The legal structure of a transaction, which determines the mechanics of how the company (or portion of the company) changes ownership. Most M&A transactions will be legally structured as an asset sale, stock or equity sale, or merger. Read more about these legal structures and how each can affect you and your company here.

Subordinated Debt / Mezzanine Debt

Subordinated debt (also referred to as sub debt, mezzanine debt, or junior debt) is a loan or loans that sit behind senior debt in priority of payment. Often, subordinated debt is unsecured by the company’s assets. However, in the event that subordinated debt is secured by specific assets, it carries a second or junior lien subordinated in priority to the senior lender. Because subordinated debt sits behind senior debt in priority of payment, subordinated debt carries a higher interest rate relative to senior debt. Typically, subordinated debt is non-amortizing (i.e., interest only) with principal paid upon maturity whereas senior debt will receive principal payments. In middle-market M&A, most subordinated debt is supplied by private credit funds (not by banks).

Third-Party Consents

Any written consents needed from a party other than the buyer or seller in order for a transaction to close. Typically, these are contractually required, such as a change of control clause in a customer or supplier contract, or landlord consents for facility leases.

338(h)(10) Election

For owners of S Corporations selling their company through a stock sale structure, a 338(h)(10) election is a special tax election that allows the stock sale to be treated as an asset sale for tax purposes.
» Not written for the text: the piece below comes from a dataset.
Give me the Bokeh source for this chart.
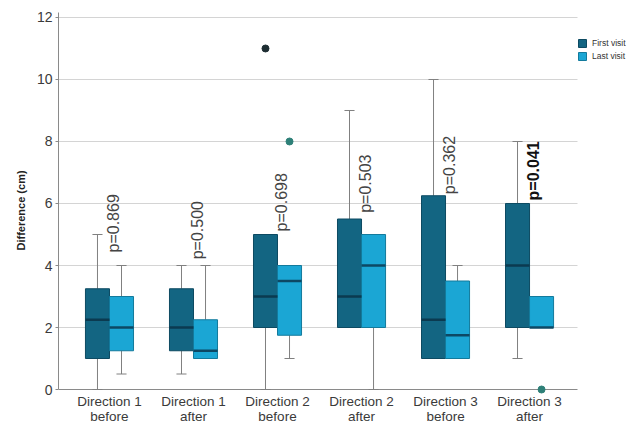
from bokeh.plotting import figure
from bokeh.models import Range1d, FixedTicker, Legend, LegendItem, Title
from bokeh.core.properties import value
from bokeh.embed import file_html
from bokeh.resources import INLINE

# ---- data ----
groups = ["Direction 1\nbefore", "Direction 1\nafter", "Direction 2\nbefore",
          "Direction 2\nafter", "Direction 3\nbefore", "Direction 3\nafter"]

first_low = [0, 0.5, 0, 2, 1, 1]
first_q1 = [1, 1.25, 2, 2, 1, 2]
first_med = [2.25, 2, 3, 3, 2.25, 4]
first_q3 = [3.25, 3.25, 5, 5.5, 6.25, 6]
first_high = [5, 4, 5, 9, 10, 8]

last_low = [0.5, 1, 1, 0, 1, 2]
last_q1 = [1.25, 1, 1.75, 2, 1, 2]
last_med = [2, 1.25, 3.5, 4, 1.75, 2]
last_q3 = [3, 2.25, 4, 5, 3.5, 3]
last_high = [4, 4, 4, 5, 4, 3]

first_out_group = [3]
first_out_val = [11]
last_out_group = [3, 6]
last_out_val = [8, 0]

p_labels = ["p=0.869", "p=0.500", "p=0.698", "p=0.503", "p=0.362", "p=0.041"]
p_bold = [False, False, False, False, False, True]
p_label_y = [4.42, 4.2, 5.1, 5.7, 6.3, 6.1]

yticks = [0, 2, 4, 6, 8, 10, 12]

FIRST_C = "#136582"
LAST_C = "#1ba6d4"
FIRST_MED = "#0b3a50"
LAST_MED = "#0d4864"
WHISK = "#808080"
AXIS_C = "#8a8a8a"
FONT = "Liberation Sans"

pos = list(range(1, len(groups) + 1))
bw = 0.286
cap = 0.06
X_LO, X_HI = 0.393, 6.571      # extent of the plotting area (grid / axis)
X_PANEL = 7.297                # frame reaches into the legend column
Y_TOP = 12.161
Y_BOT = -1.161                 # frame reaches down to hold the category labels

p = figure(width=638, height=425, output_backend="svg", toolbar_location=None,
           x_range=Range1d(X_LO, X_PANEL), y_range=Range1d(Y_BOT, Y_TOP),
           min_border_left=58, min_border_right=0, min_border_top=12,
           min_border_bottom=0)
p.outline_line_color = None
p.background_fill_color = "white"

p.xaxis.visible = False
p.xgrid.grid_line_color = None

p.yaxis.ticker = FixedTicker(ticks=yticks)
p.yaxis.bounds = (0, Y_TOP)
p.yaxis.axis_line_color = AXIS_C
p.yaxis.major_tick_line_color = AXIS_C
p.yaxis.major_tick_in = 0
p.yaxis.major_tick_out = 3
p.yaxis.minor_tick_line_color = None
p.yaxis.major_label_standoff = 3
p.yaxis.major_label_text_font = FONT
p.yaxis.major_label_text_font_size = "14px"
p.yaxis.major_label_text_color = "#3a3a3a"
p.ygrid.grid_line_color = None

p.add_layout(Title(text="Difference (cm)", align="left", offset=175,
                   text_font=FONT, text_font_style="bold",
                   text_font_size="11px", text_color="#222222", standoff=14),
             "left")

# grid lines and x axis line limited to the plotting area
gy = [t for t in yticks if t > 0]
p.segment(x0=[X_LO] * len(gy), x1=[X_HI] * len(gy), y0=gy, y1=gy,
          line_color="#d4d4d4", line_width=1)
p.segment(x0=[X_LO], x1=[X_HI], y0=[0], y1=[0], line_color=AXIS_C, line_width=1)

# category labels
p.text(x=pos, y=[0] * len(pos), text=groups, y_offset=4,
       text_align="center", text_baseline="top", text_font=value(FONT),
       text_font_size="13.5px", text_color="#3a3a3a", text_line_height=1.0)

xf = [x - bw / 2 for x in pos]
xl = [x + bw / 2 for x in pos]

# whiskers
for xs, lo, q1, q3, hi in [(xf, first_low, first_q1, first_q3, first_high),
                           (xl, last_low, last_q1, last_q3, last_high)]:
    p.segment(x0=xs, x1=xs, y0=q3, y1=hi, line_color=WHISK, line_width=1)
    p.segment(x0=xs, x1=xs, y0=lo, y1=q1, line_color=WHISK, line_width=1)
    hx = [x for x, a, b in zip(xs, hi, q3) if a > b]
    hy = [a for a, b in zip(hi, q3) if a > b]
    p.segment(x0=[x - cap for x in hx], x1=[x + cap for x in hx], y0=hy, y1=hy,
              line_color=WHISK, line_width=1)
    lx = [x for x, a, b in zip(xs, lo, q1) if a < b]
    ly = [a for a, b in zip(lo, q1) if a < b]
    p.segment(x0=[x - cap for x in lx], x1=[x + cap for x in lx], y0=ly, y1=ly,
              line_color=WHISK, line_width=1)

# boxes
r_first = p.vbar(x=xf, width=bw, bottom=first_q1, top=first_q3,
                 fill_color=FIRST_C, line_color="#0d4a62", line_width=1)
r_last = p.vbar(x=xl, width=bw, bottom=last_q1, top=last_q3,
                fill_color=LAST_C, line_color="#137a9c", line_width=1)

# medians
p.segment(x0=[x - bw / 2 for x in xf], x1=[x + bw / 2 for x in xf],
          y0=first_med, y1=first_med, line_color=FIRST_MED, line_width=2.5)
p.segment(x0=[x - bw / 2 for x in xl], x1=[x + bw / 2 for x in xl],
          y0=last_med, y1=last_med, line_color=LAST_MED, line_width=2.5)

# outliers
p.scatter(x=[g - bw / 2 for g in first_out_group], y=first_out_val, size=7,
          fill_color="#1e2e33", line_color="#1e2e33")
p.scatter(x=[g + bw / 2 for g in last_out_group], y=last_out_val, size=7,
          fill_color="#2e8078", line_color="#2e8078")

# p-value labels
for g, lab, b, yv in zip(pos, p_labels, p_bold, p_label_y):
    p.text(x=[g + 0.05], y=[yv], text=[lab], angle=1.5708,
           text_align="left", text_baseline="middle",
           text_font=value(FONT), text_font_size="16px",
           text_font_style="bold" if b else "normal",
           text_color="#111111" if b else "#444444")

legend = Legend(items=[LegendItem(label="First visit", renderers=[r_first]),
                       LegendItem(label="Last visit", renderers=[r_last])],
                location=(519, 364), label_text_font=FONT,
                label_text_font_size="8.5px", label_text_color="#333333",
                glyph_width=10, glyph_height=10, label_height=10,
                label_standoff=5, spacing=3, padding=0, margin=0,
                border_line_color=None, background_fill_alpha=0)
p.add_layout(legend)

open("out.html", "w").write(file_html(p, INLINE))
This can create a win-win solution for a transaction in which most of the purchase price is allocated to goodwill or intangibles, as in these cases the seller’s tax treatment closely resembles a stock sale (making the tax treatment a neutral point – see purchase price allocation schedule above). For the buyer, treatment as an asset sale allows the buyer to “step up” the tax basis of the purchased assets (including goodwill and intangibles) to fair market value. This higher, or “stepped up” basis, positions the company for larger depreciation and amortization tax deductions going forward. To make a 338(h)(10) election, the buyer must be a corporation (see 336(e) election below for an alternative in a situation in which the buyer is not a corporation). A 338(h)(10) election requires certain conditions are met, including greater than or equal to 80% of the stock being sold. Therefore, in a transaction in which the seller desires to roll greater than 20% of seller’s proceeds and/or wishes to defer tax on the seller’s rollover equity, see Drop-down LLC Structure and F Reorganization above as potential alternatives. Note, a 338(h)(10) election will result in a fully taxable transaction for the seller, including any rolled equity, and can result in entity-level tax liabilities in certain states (e.g., California); therefore, we recommend consulting a tax advisor early in the process to understand tax implications for your specific transaction.

336(e) Election

A 336(e) election is similar to a 338(h)(10) election (defined above), except that it allows less rigid requirements in terms of how both parties are legally structured in order to make the election. For a 338(h)(10) election, the buyer must be a corporation; for a 336(e) election, the buyer can be a partnership, LLC, or corporation. The 336(e) election requires certain conditions are met, including greater than or equal to 80% of the stock being sold. Therefore, in a transaction in which the seller desires to roll greater than 20% of seller’s proceeds and/or wishes to defer tax on the seller’s rollover equity, see Drop-down LLC Structure and F Reorganization above as potential alternatives. Note, a 336(e) election will result in a fully taxable transaction for the seller, including any rolled equity, and can result in entity-level tax liabilities in certain states (e.g., California); therefore, we recommend consulting a tax advisor early in the process to understand tax implications for your specific transaction.